Lucrecia Posted June 6, 2005 Posted June 6, 2005 I'm pretty embarassed posting this. My partner and I have been together for 3 years in September. We live together, have a beautiful home, car, the usual. I have a few health problems, MS being one of them, it has never changed my sex drive, its still as strong as it used to be. When we met, I was roughly a size 14-16 (UK size). Sex was great, then it became pure love making, the passion was strong for around a year, we wanted eachother, even in the simplest of terms, like cuddling in bed and general touching and kissing. Due to my health, I am now a size 24, I have battled with my weight, its been a constant struggle, I can't exercise and although I eat healthy foods it just piled on. For around the past year & a half, my partner constantly teases me, pretending to be joking but I know whats going on. I believe I am still the same person inside, but my partner says he has no initiative to have sex with me, claiming he just doesn't like big women. Now I know alot of you guys are probably sitting there thinking 'I wouldn't want to shag a fat bird either', but in all honesty, I can still do everything I used to do, does it really matter that much? I'm not a typical fatty, (no offence intented in any way to anyone) I wear nice clothes, try to always look my best, despite the weight I know have a pretty face, beautiful blue eyes and lovely long blonde hair, I just seem to be in some sort of body suit thats stuck. Tomorrow morning I am going to Spain for some medical tests, I could be gone for up to 2 months, I nipped in the lounge a minute ago, asked if we could go to bed, sort of a 'wink wink' situation. Got told 'No, don't even go there' in such a nasty harsh tone. Its friggin killing me, if my illnesses don't kill me, my heart will. Please give me some advice, I've tried telling my partner that perhaps being a 'shallow' person is coming into this a little too much and that perhaps he should try loving me for who I am and not what I look like, I still have the same personality, (aside from the typical mood swings) the same humour and the same heart, a heart that is being broken. I'm sick of being rejected, he even has the audacity to tell me how fat I am and what a turn off I am, but why should our whole relationship be about what he wants. I'm beginning to think perhaps there are a few underlying messages?? In desperate need! Lu x
laRubiaBonita Posted June 7, 2005 Posted June 7, 2005 well first, is the weight something that you want to shed as well? and is there something that you can do about it, whether it be diet and low impact exercise (like swimming)?
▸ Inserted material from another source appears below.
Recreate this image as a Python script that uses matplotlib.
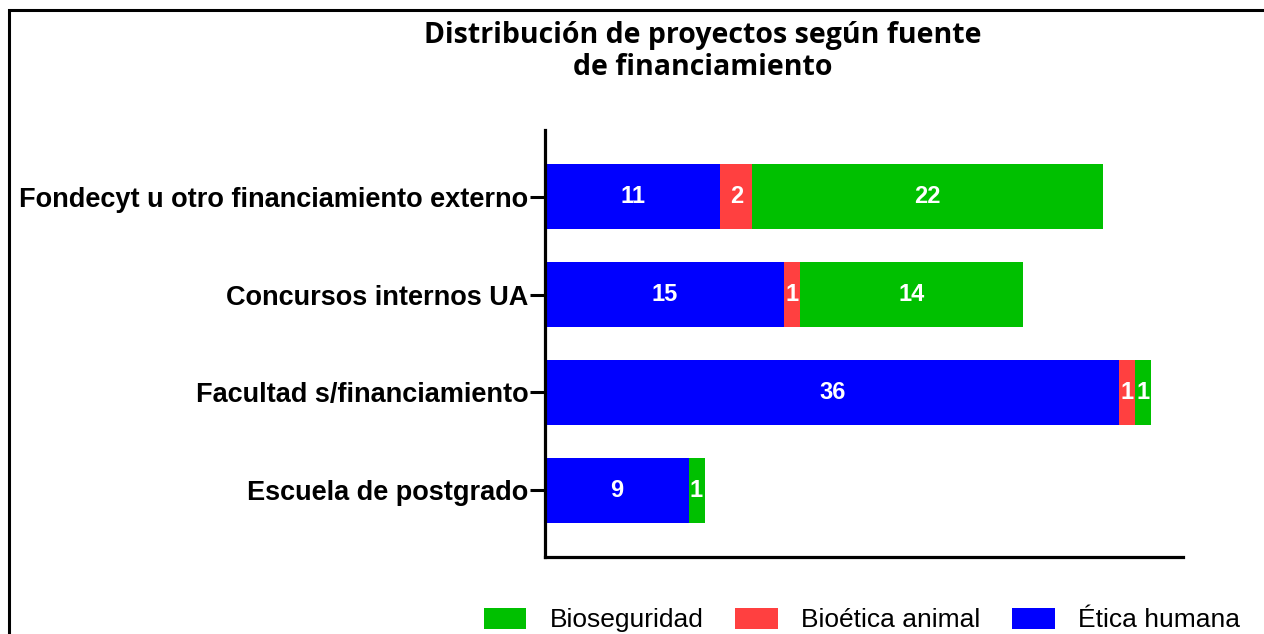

Pocky Posted June 7, 2005 Posted June 7, 2005 Originally posted by Lucrecia Due to my health, I am now a size 24, I have battled with my weight, its been a constant struggle, I can't exercise and although I eat healthy foods it just piled on. Why can't you exercise? I thought exercise was supposed to help with MS. Sex is exercise - if you can have sex, why can't you do exercise?
Sal Paradise Posted June 7, 2005 Posted June 7, 2005 Originally posted by Lucrecia I'm pretty embarassed posting this. My partner and I have been together for 3 years in September. We live together, have a beautiful home, car, the usual. I have a few health problems, MS being one of them, it has never changed my sex drive, its still as strong as it used to be. When we met, I was roughly a size 14-16 (UK size). Sex was great, then it became pure love making, the passion was strong for around a year, we wanted eachother, even in the simplest of terms, like cuddling in bed and general touching and kissing. Due to my health, I am now a size 24, I have battled with my weight, its been a constant struggle, I can't exercise and although I eat healthy foods it just piled on. For around the past year & a half, my partner constantly teases me, pretending to be joking but I know whats going on. I believe I am still the same person inside, but my partner says he has no initiative to have sex with me, claiming he just doesn't like big women. Now I know alot of you guys are probably sitting there thinking 'I wouldn't want to shag a fat bird either', but in all honesty, I can still do everything I used to do, does it really matter that much? I'm not a typical fatty, (no offence intented in any way to anyone) I wear nice clothes, try to always look my best, despite the weight I know have a pretty face, beautiful blue eyes and lovely long blonde hair, I just seem to be in some sort of body suit thats stuck. Tomorrow morning I am going to Spain for some medical tests, I could be gone for up to 2 months, I nipped in the lounge a minute ago, asked if we could go to bed, sort of a 'wink wink' situation. Got told 'No, don't even go there' in such a nasty harsh tone. Its friggin killing me, if my illnesses don't kill me, my heart will. Please give me some advice, I've tried telling my partner that perhaps being a 'shallow' person is coming into this a little too much and that perhaps he should try loving me for who I am and not what I look like, I still have the same personality, (aside from the typical mood swings) the same humour and the same heart, a heart that is being broken. I'm sick of being rejected, he even has the audacity to tell me how fat I am and what a turn off I am, but why should our whole relationship be about what he wants. I'm beginning to think perhaps there are a few underlying messages?? In desperate need! Lu x Leave the shallow a**h***.